Circulant impunément depuis toujours dans l’économie nationale, le “virus” de l’informel gangrène la société marocaine et, dans les cas les plus extrêmes, peut s’avérer mortel, comme lors du récent drame survenu à Tanger où 28 ouvriers d’une unité clandestine de textile ont trouvé la mort suite à des inondations.
L’occasion pour le Haut-Commissariat au Plan (HCP) de revenir sur ce fléau et sur les caractéristiques et les raisons qui permettent son évolution sur le sol marocain. Dans une étude publiée le 2 mars intitulée “Le secteur informel au Maroc : principales caractéristiques et tendances d’évolution”, basée sur trois précédentes enquêtes, le HCP dresse une synthèse expliquant les facteurs liés au développement de l’informel et introduit un élément nouveau : l’indicateur composite de l’informalité.
Aux origines de l’informel au Maroc
Entre 2013 et 2014, la part du secteur informel dans le volume total des emplois créés s’est élevée à 28,7 %, et sa contribution au PIB a atteint 11 %. Des chiffres qui montrent bien la présence non négligeable de cette économie souterraine dont le Maroc semble avoir du mal à se défaire.
Un mal qui ronge le Maroc depuis bien longtemps et qui a connu un pic entre 1999 et 2006, période où les créations d’unités de production informelles (UPI) ont été les plus soutenues avec une progression de 2,9 % en moyenne par an.
Une progression des UPI qui concerne principalement les secteurs des services, particulièrement la branche des transports et communications, ainsi que la restauration.
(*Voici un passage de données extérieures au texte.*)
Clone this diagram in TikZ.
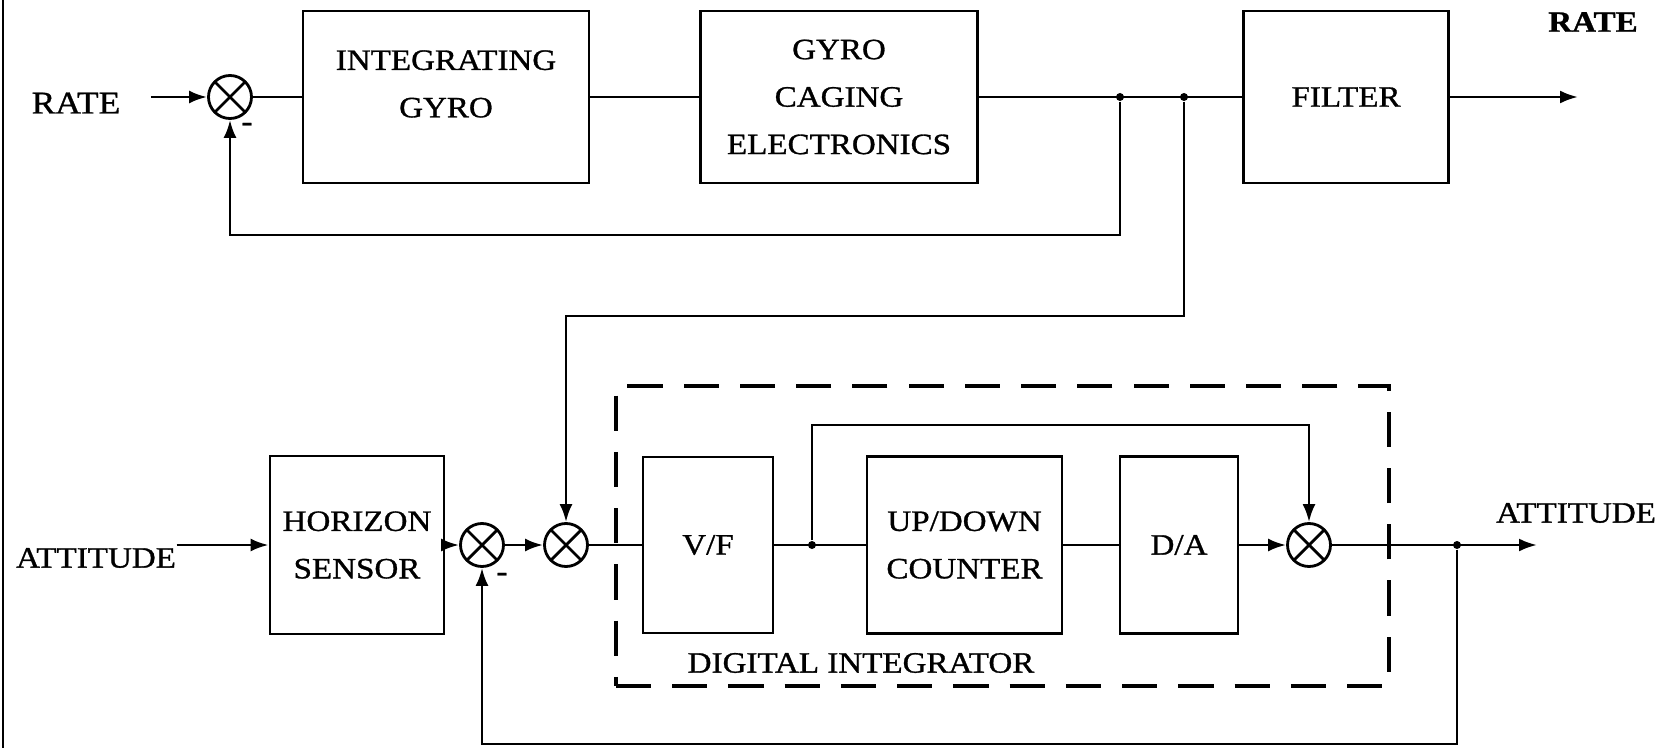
\documentclass[tikz,border=0pt]{standalone}
\usepackage{fontspec}
\setmainfont{Liberation Serif}[FakeStretch=1.12, FakeBold=1]
\usepackage{tikz}
\usetikzlibrary{arrows.meta, positioning, calc}
\newcommand{\blkfont}{\fontsize{8.4}{13.5}\selectfont}
\tikzset{
    % blocks
    blk/.style={rectangle, draw, line width=0.8pt, align=center,
                inner sep=0pt, font=\blkfont},
    intbox/.style={rectangle, draw, line width=1pt, dash pattern=on 10pt off 6pt},
    % summing junctions
    sumnode/.style={circle, draw, line width=0.8pt, minimum size=0.43cm, inner sep=0pt,
                path picture={\draw[line width=0.8pt]
                    (path picture bounding box.north west) -- (path picture bounding box.south east)
                    (path picture bounding box.north east) -- (path picture bounding box.south west);}},
    jdot/.style={circle, fill, inner sep=0pt, minimum size=0.08cm},
    minus/.style={font=\blkfont\bfseries, inner sep=0pt},
    % signals
    sig/.style={font=\blkfont, inner sep=0pt},
    sigline/.style={line width=0.8pt},
    sigarrow/.style={-{Latex[length=1.8mm, width=1.3mm]}, line width=0.8pt},
}
\begin{document}
\begin{tikzpicture}
\useasboundingbox (0,0) rectangle (16.69,-7.48);
\draw[line width=0.5pt] (0.03,0) -- (0.03,-7.48);

% rate loop
\node[sig, font=\fontsize{9}{11}\selectfont] (ratein) at (0.76,-1.03) {RATE};
\node[sumnode] (sum1) at (2.30,-0.97) {};
\node[minus] (m1) at (2.47,-1.27) {-};
\node[blk, minimum width=2.86cm, minimum height=1.72cm] (intgyro) at (4.46,-0.97) {INTEGRATING\\GYRO\\[-6pt]};
\node[blk, minimum width=2.77cm, minimum height=1.72cm] (caging) at (8.39,-0.97) {GYRO\\CAGING\\ELECTRONICS};
\node[jdot] (dot1) at (11.20,-0.97) {};
\node[jdot] (dot2) at (11.84,-0.97) {};
\node[blk, minimum width=2.05cm, minimum height=1.72cm] (filter) at (13.46,-0.97) {FILTER};
\coordinate (rateend) at (15.78,-0.97);
\node[sig, font=\blkfont\bfseries] (rateout) at (15.93,-0.22) {RATE};

\draw[sigarrow, shorten <=0.3cm] (ratein.east |- sum1.west) -- (sum1.west);
\draw[sigline] (sum1) -- (intgyro);
\draw[sigline] (intgyro) -- (caging);
\draw[sigline] (caging) -- (filter);
\draw[sigarrow] (filter) -- (rateend);
\draw[sigarrow] (dot1) -- ++(0,-1.38) -| (sum1.south);

% attitude loop
\node[sig] (attin) at (0.96,-5.58) {ATTITUDE};
\node[blk, minimum width=1.74cm, minimum height=1.78cm] (horizon) at (3.57,-5.45) {HORIZON\\SENSOR};
\node[sumnode] (sum2) at (4.82,-5.45) {};
\node[minus] (m2) at (5.02,-5.77) {-};
\node[sumnode] (sum3) at (5.66,-5.45) {};
\node[intbox, minimum width=7.73cm, minimum height=3.0cm] (digint) at (10.025,-5.36) {};
\node[sig] (diglabel) at (8.61,-6.63) {DIGITAL INTEGRATOR};
\node[blk, minimum width=1.30cm, minimum height=1.76cm] (vf) at (7.08,-5.45) {V/F};
\node[jdot] (dot3) at (8.12,-5.45) {};
\node[blk, minimum width=1.95cm, minimum height=1.77cm] (counter) at (9.645,-5.45) {UP/DOWN\\COUNTER};
\node[blk, minimum width=1.18cm, minimum height=1.77cm] (da) at (11.79,-5.45) {D/A};
\node[sumnode] (sum4) at (13.09,-5.45) {};
\node[jdot] (dot4) at (14.57,-5.45) {};
\coordinate (attend) at (15.37,-5.45);
\node[sig] (attout) at (15.76,-5.13) {ATTITUDE};

\draw[sigarrow] (attin.east |- horizon.west) -- (horizon.west);
\draw[sigarrow] (horizon) -- (sum2);
\draw[sigarrow] (sum2) -- (sum3);
\draw[sigline] (sum3) -- (vf);
\draw[sigline] (vf) -- (counter);
\draw[sigline] (counter) -- (da);
\draw[sigarrow] (da) -- (sum4);
\draw[sigarrow] (sum4) -- (attend);
\draw[sigarrow] (dot3) -- ++(0,1.20) -| (sum4.north);
\draw[sigarrow] (dot4) -- ++(0,-1.99) -| (sum2.south);

% gyro rate into attitude loop
\draw[sigarrow] (dot2) -- ++(0,-2.19) -| (sum3.north);
\end{tikzpicture}
\end{document}
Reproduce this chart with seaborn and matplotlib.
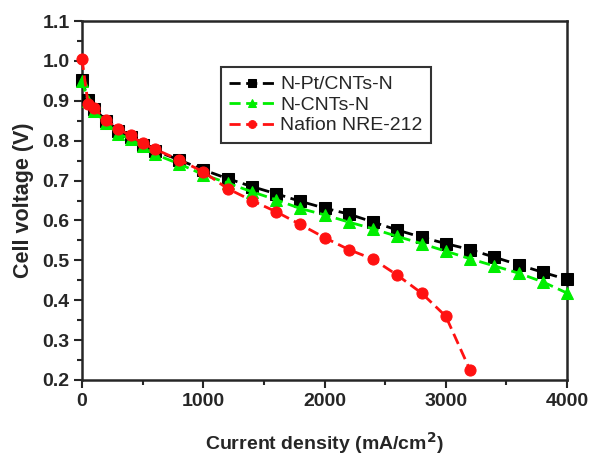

Une confirmation de la tertiarisation de l’informel. Le commerce représente ainsi toujours le principal vecteur de l’économie informelle au Maroc, avec une part de 50,6 % des effectifs employés en 2013.
Caractéristiques des UPI
Les UPI sont chose courante au Maroc. Beaucoup d’usines du royaume sous-traitent une partie de leurs commandes à ces unités informelles pour s’approvisionner au prix le moins cher. Ces UPI ne sont donc pas de simples alternatives, mais semblent être véritablement intégrées aux mentalités marocaines.
Si, au cours des trois dernières décennies, les UPI ont connu une légère évolution dans la structure de leurs effectifs employés, selon le HCP, les indépendants y sont toutefois restés la catégorie professionnelle la plus importante. Ces UPI sont ainsi constituées essentiellement d’indépendants auto-employés : en 2013, 74,9 % des UPI comptaient une seule personne. Le salariat est resté faible au sein du secteur informel, note le HCP, avec une part de salariés informels ne dépassant pas 9 % de la population active totale des salariés en 2013.
Les actifs employés dans l’informel ont également conservé leur statut d’emploi, l’emploi permanent représentant 94,62 % en 2013. Des tendances qui montrent que les personnes qui intègrent l’informel le choisissent comme principale source de revenus. Ces travailleurs de l’informel étant en général des hommes, pères de famille de plus de 35 ans.
Les facteurs de développement des UPI
Pour mieux cerner les fluctuations du secteur de l’informel, le HCP a mis en place un indicateur composite de l’informalité. Cet indicateur concerne les principaux motifs de création de ces UPI. Ainsi, le HCP note que certaines variables constituent les principaux facteurs du développement de cette activité au Maroc.
La TVA est la principale composante fiscale qui influence le secteur de l’informel. Les chefs d’UPI, qui s’approvisionnent en amont auprès de fournisseurs qui eux-mêmes sous-déclarent ou travaillent dans l’informel, échappent ainsi à la facturation en mode TVA.
Les ajustements du SMIG influencent également le secteur de l’informel. L’augmentation du SMIG contraint en effet souvent les entreprises, en l’occurrence les TPE et les PME, dont les charges salariales pèsent lourdement sur le résultat net, à réduire leurs effectifs ou à ne pas les déclarer.
En revanche, une amélioration du RNB par habitant et une meilleure qualité de réglementation, qui serait moins complexe, pourraient voir l’informalité se réduire, selon le HCP.